Baba Sezer: ‘Bu yanlış karardan dönülerek sanığın tutuklanmasını talep ediyorum’
Baba Mustafa Sezer, olayın hala şokunu yaşadığı belirterek, ‘Adalete güvendik, tutuklandı. Şükür, ben yandım, başka canlar yanmasın dedik. Ordu’dan gencecik bir kız 2 defa cezaevinden kaçan bir zanlı tarafından bıçaklanarak öldürülüyorsa ben bu adalete güveniyorum diyeceğim ama güvenemiyorum. Çünkü adamlara ödül verilir gibi ceza veriliyor. Benim can güvenliğim yoksa, namuslu kişiler sokakta gezemeyecekse ne diye bu kanunlar var. Neymiş efendim, cezaevlerinden kalabalık oluşuyormuş, biraz tahliye edilmesi gerekiyormuş. Bunu da cinsel istismar suçları, çocuk tacizleri, dolandırıcılık, terör suçları muaf dışı olacakmış. Nerede bu kanun? Yargıtay yetkililerinden 2 üye ret kararı verdiği halde bu kişi bırakılıyor. Yerel mahkeme tekrar tutuklama kararı verdiği halde. Yetkililere buradan sesleniyorum. Kendi yakınınız aynı olayla karşı karşıya olsa aynı kararı alabilir misiniz? Veremezsiniz. Çünkü insanda vicdan olmalı. Bu olayın tekrar ele alınıp bu yanlış karardan dönülerek sanığın tutuklanmasını talep ediyorum’ diye konuştu.

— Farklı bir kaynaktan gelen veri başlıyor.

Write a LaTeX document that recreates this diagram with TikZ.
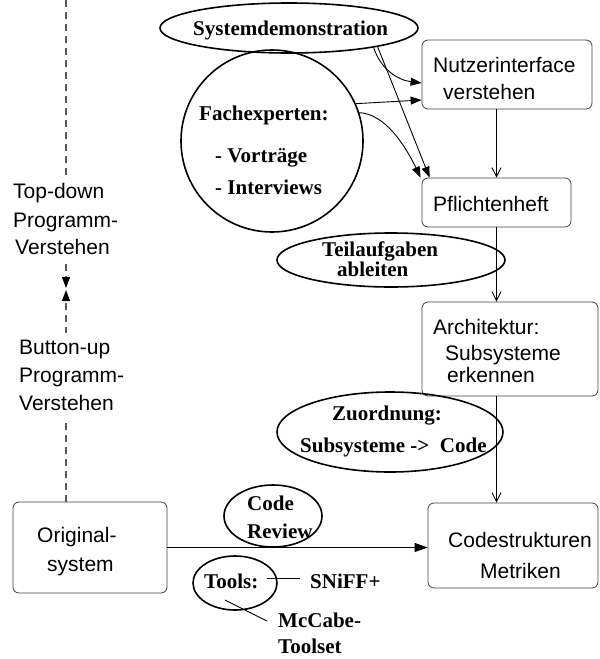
\documentclass[tikz,border=0pt]{standalone}
\usepackage{fontspec}
\setmainfont{Liberation Serif}
\setsansfont{Liberation Sans}
\usetikzlibrary{arrows.meta,shapes.geometric}
\begin{document}
\begin{tikzpicture}[x=1pt,y=-1pt,
  box/.style={draw=black!75, line width=0.8pt, rounded corners=6pt, inner sep=0pt},
  oval/.style={draw, ellipse, line width=1.6pt, inner sep=0pt},
  rund/.style={draw, circle, line width=1.6pt, inner sep=0pt},
  sanst/.style={font=\sffamily\fontsize{21}{25}\selectfont, inner sep=0pt, anchor=base west},
  boldt/.style={font=\rmfamily\bfseries\fontsize{21}{25}\selectfont, inner sep=0pt, anchor=base west},
  lefttext/.style={font=\sffamily\fontsize{21}{25}\selectfont, fill=white, inner ysep=0pt, inner xsep=1pt, text height=21pt, text depth=8pt, anchor=base west},
  conn/.style={line width=0.9pt},
  ftip/.style={-{Triangle[length=11pt,width=8pt]}},
  vtip/.style={-{Straight Barb[length=9pt,width=9pt]}},
  dashline/.style={draw=black!65, line width=1.2pt, dash pattern=on 7pt off 5pt, -{Triangle[length=11pt,width=8pt,color=black]}}
]
\useasboundingbox (0,0) rectangle (600,659);

% boxes
\node[box, minimum width=170pt, minimum height=69pt] (nutzer) at (507,74.5) {};
\node[box, minimum width=149pt, minimum height=49pt] (pflicht) at (496.5,202.5) {};
\node[box, minimum width=176pt, minimum height=94pt] (arch) at (510,349) {};
\node[box, minimum width=154pt, minimum height=91pt] (orig) at (90,547.5) {};
\node[box, minimum width=170pt, minimum height=85pt] (code) at (513,545.5) {};

% ellipses
\node[oval, minimum width=258pt, minimum height=50pt] (sysdemo) at (289,28) {};
\node[rund, minimum size=182pt] (fach) at (272,141) {};
\node[oval, minimum width=228pt, minimum height=54pt] (teil) at (391,260) {};
\node[oval, minimum width=226pt, minimum height=80pt] (zuord) at (390,432) {};
\node[oval, minimum width=98pt, minimum height=62pt] (review) at (273,516) {};
\node[oval, minimum width=84pt, minimum height=54pt] (tools) at (235,583) {};

% texts
\node[boldt] (tsys) at (193,35) {Systemdemonstration};
\node[boldt] (tfach) at (199,120) {Fachexperten:};
\node[boldt] (tvor) at (215,162) {- Vorträge};
\node[boldt] (tint) at (215,194) {- Interviews};
\node[sanst] (tnut1) at (433,72) {Nutzerinterface};
\node[sanst] (tnut2) at (443,99) {verstehen};
\node[sanst] (tpfl) at (433,211) {Pflichtenheft};
\node[boldt] (tteil1) at (322,256) {Teilaufgaben};
\node[boldt] (tteil2) at (337,276) {ableiten};
\node[sanst] (tarch1) at (433,334) {Architektur:};
\node[sanst] (tarch2) at (445,360) {Subsysteme};
\node[sanst] (tarch3) at (447,382) {erkennen};
\node[boldt] (tzu1) at (332,420) {Zuordnung:};
\node[boldt] (tzu2) at (300,452) {Subsysteme ->\ \ Code};
\node[sanst] (torig1) at (37,542) {Original-};
\node[sanst] (torig2) at (47,571) {system};
\node[sanst] (tcode1) at (448,547) {Codestrukturen};
\node[sanst] (tcode2) at (480,578) {Metriken};
\node[boldt] (trev1) at (247,510) {Code};
\node[boldt] (trev2) at (247,538) {Review};
\node[boldt] (ttools) at (204,588) {Tools:};
\node[boldt] (tsniff) at (310,588) {SNiFF+};
\node[boldt] (tmc1) at (278,627) {McCabe-};
\node[boldt] (tmc2) at (278,653) {Toolset};

% dashed program-understanding axis
\coordinate (dtop) at (66,0);
\coordinate (dmidA) at (66,288);
\coordinate (dmidB) at (66,290);
\draw[dashline] (dtop) -- (dmidA);
\draw[dashline] (orig.north -| dtop) -- (dmidB);
\node[lefttext] (ltd1) at (12,198) {Top-down};
\node[lefttext] (ltd2) at (12,227) {Programm-};
\node[lefttext] (ltd3) at (14,254) {Verstehen};
\node[lefttext] (lbu1) at (18,354) {Button-up};
\node[lefttext] (lbu2) at (18,382) {Programm-};
\node[lefttext] (lbu3) at (18,410) {Verstehen};

% connectors
\draw[conn, ftip] (sysdemo.-13.5) .. controls (380,68) and (397,80) .. ([yshift=-8.5pt]nutzer.west);
\draw[conn, ftip] (sysdemo.-12) -- ([xshift=8pt]pflicht.north west);
\draw[conn, ftip] (fach.24) -- ([yshift=-25.5pt]nutzer.west);
\draw[conn, ftip] (fach.18) .. controls (385,114) and (405,145) .. ([xshift=-1pt]pflicht.north west);
\draw[conn, vtip] (nutzer.south -| pflicht.north) -- (pflicht.north);
\draw[conn, vtip] (pflicht.south) -- (pflicht.south |- arch.north);
\draw[conn, vtip] (arch.south -| pflicht.south) -- (code.north -| pflicht.south);
\draw[conn, -{Triangle[length=13pt,width=9pt]}] (orig.east) -- (orig.east -| code.west);

% tool lines
\coordinate (snA) at (267,578);
\coordinate (snB) at (300,578);
\coordinate (mcA) at (225,600);
\coordinate (mcB) at (267,621);
\draw[conn] (snA) -- (snB);
\draw[conn] (mcA) -- (mcB);
\end{tikzpicture}
\end{document}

Kız kardeşi Sezer: ‘Adalet yerini bulsun’
Kız kardeşi Zehra Sezer de, ‘Sanık tutuklanmadan önce de kaçak yaşamıştı. Tutuklandıktan sonra da serbest bırakıldı. Biz şimdi bundan ne anladık. Benim yedinci sınıfta bir kardeşim var. Ben varım. İkimiz de açık hedefiz. Şu anda kardeşim de ben de tedirginiz. Ben kendimi yine savunabilirim ama kardeşim savunamaz. Biz yetkililerden yardım istiyoruz. Adalet yerini bulsun. İllaki benim ya da kardeşimin, birinin yok olması mı lazım? Biz ablamı kaybettik. Bir can daha vermek istemiyoruz’ ifadelerini kullandı.
Haluk Levent sosyal medyadan tepki gösterdi
Ayşenur Güven’in davasında sanık Selahattin S.’nin tutuksuz yargılanma kararına bir tepki de sanatçı Haluk Levent’ten geldi. Ayşenur Güven davasının yakından takip ederek destek veren Levent, sosyal medya hesabı üzerinden şu ifadeleri kullandı: ‘Hala Ceren Özdemir’i konuşurken Ayşenur’un hayatını karartan adamı serbest bırakmak. ‘Ayşenur’a hiç mesaj atmadım’ deyip araştırıldığında 1612 mesajı ortaya çıkan adamı tahliye etmek. Ey yetkililer! Yahu vicdan, vicdan’ dedi.